** Start Dataset records **

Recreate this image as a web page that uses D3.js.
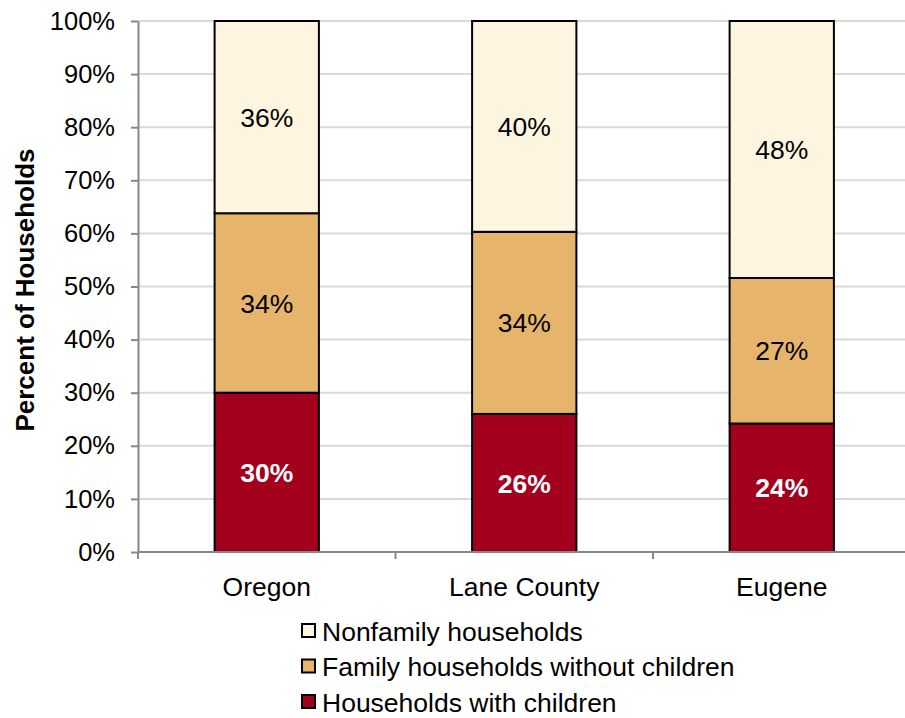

** End Dataset records **
** Start Dataset records **

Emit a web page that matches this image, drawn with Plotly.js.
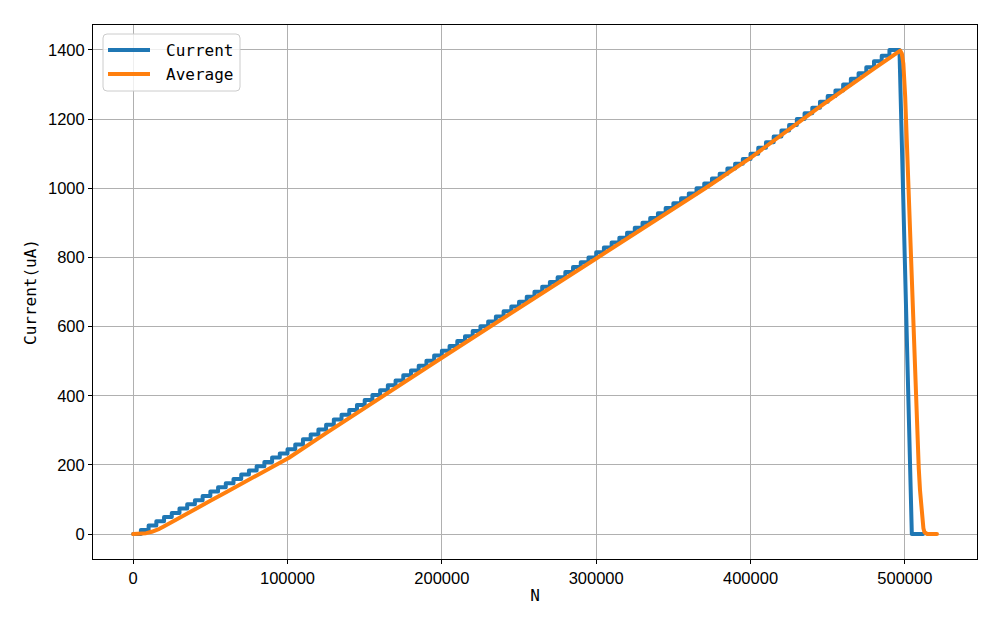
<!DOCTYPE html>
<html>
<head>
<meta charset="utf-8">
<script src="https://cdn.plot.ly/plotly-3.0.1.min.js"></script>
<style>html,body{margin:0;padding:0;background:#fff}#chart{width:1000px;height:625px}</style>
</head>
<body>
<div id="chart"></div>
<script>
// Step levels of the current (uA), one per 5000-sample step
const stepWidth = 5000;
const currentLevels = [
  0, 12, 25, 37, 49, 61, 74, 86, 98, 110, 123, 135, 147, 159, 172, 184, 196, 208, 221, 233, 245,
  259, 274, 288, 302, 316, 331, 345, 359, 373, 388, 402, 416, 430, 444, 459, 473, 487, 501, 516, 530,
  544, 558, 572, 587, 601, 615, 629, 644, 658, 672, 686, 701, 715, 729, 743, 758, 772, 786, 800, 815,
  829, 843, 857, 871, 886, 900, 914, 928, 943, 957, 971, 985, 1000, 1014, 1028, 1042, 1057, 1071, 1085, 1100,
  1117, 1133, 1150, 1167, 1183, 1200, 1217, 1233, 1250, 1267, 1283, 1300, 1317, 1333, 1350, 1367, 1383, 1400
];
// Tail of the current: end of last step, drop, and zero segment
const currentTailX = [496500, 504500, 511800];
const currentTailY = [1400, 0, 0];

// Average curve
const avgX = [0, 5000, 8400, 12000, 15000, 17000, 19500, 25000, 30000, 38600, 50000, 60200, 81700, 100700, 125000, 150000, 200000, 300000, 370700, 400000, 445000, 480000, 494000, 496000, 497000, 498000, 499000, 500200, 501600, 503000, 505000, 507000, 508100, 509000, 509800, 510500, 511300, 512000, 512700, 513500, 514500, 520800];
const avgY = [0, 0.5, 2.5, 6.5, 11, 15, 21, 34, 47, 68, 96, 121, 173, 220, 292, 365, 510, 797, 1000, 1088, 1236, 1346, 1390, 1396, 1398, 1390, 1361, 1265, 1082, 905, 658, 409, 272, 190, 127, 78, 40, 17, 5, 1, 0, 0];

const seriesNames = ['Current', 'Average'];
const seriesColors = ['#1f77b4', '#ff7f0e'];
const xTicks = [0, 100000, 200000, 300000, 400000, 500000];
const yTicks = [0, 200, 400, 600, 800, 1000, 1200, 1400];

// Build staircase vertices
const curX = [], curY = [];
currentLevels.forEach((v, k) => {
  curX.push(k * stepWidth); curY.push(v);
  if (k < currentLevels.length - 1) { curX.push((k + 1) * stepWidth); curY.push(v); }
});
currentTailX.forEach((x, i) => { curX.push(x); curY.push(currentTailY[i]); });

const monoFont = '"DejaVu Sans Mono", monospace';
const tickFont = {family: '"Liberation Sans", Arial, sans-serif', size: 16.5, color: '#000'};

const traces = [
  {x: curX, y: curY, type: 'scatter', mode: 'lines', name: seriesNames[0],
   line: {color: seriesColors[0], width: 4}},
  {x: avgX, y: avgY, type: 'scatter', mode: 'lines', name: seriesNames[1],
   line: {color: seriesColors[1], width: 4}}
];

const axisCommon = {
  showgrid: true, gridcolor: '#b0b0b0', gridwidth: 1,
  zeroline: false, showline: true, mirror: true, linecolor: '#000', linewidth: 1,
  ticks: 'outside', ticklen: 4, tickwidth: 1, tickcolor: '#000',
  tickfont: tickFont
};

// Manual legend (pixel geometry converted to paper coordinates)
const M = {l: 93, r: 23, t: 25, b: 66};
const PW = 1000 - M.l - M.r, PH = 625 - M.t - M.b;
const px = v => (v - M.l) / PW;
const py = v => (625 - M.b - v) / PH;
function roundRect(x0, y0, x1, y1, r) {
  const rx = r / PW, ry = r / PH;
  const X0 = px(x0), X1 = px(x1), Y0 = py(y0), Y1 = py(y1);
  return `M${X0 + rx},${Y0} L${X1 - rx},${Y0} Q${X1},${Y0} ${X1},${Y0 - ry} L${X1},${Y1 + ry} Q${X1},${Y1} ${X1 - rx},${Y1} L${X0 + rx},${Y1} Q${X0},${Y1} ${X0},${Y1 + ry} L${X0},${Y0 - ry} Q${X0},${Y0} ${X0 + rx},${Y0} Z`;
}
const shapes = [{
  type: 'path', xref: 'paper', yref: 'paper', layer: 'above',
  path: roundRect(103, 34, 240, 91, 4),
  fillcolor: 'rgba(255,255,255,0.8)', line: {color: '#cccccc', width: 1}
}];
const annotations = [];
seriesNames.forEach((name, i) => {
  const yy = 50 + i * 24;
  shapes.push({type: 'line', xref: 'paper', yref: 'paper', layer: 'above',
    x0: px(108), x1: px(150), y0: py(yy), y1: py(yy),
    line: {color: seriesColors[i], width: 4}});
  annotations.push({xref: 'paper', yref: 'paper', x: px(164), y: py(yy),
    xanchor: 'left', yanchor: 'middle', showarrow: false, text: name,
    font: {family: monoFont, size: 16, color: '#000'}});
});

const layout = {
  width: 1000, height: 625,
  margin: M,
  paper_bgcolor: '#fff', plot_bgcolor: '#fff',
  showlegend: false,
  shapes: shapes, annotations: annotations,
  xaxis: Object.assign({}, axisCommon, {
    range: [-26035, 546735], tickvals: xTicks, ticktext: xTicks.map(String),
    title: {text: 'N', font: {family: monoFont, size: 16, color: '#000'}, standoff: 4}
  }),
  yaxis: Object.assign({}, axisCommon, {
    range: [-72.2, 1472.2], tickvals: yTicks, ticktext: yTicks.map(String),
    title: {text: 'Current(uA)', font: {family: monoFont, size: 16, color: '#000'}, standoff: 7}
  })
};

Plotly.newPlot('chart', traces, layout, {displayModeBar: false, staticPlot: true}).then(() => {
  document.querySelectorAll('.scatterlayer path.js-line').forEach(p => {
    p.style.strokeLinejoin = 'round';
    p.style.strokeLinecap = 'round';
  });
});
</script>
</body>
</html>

** End Dataset records **

**Job**
Note how many lines in the material hold the word "this", and give that number with nothing added.

**Reply to the exercise**
2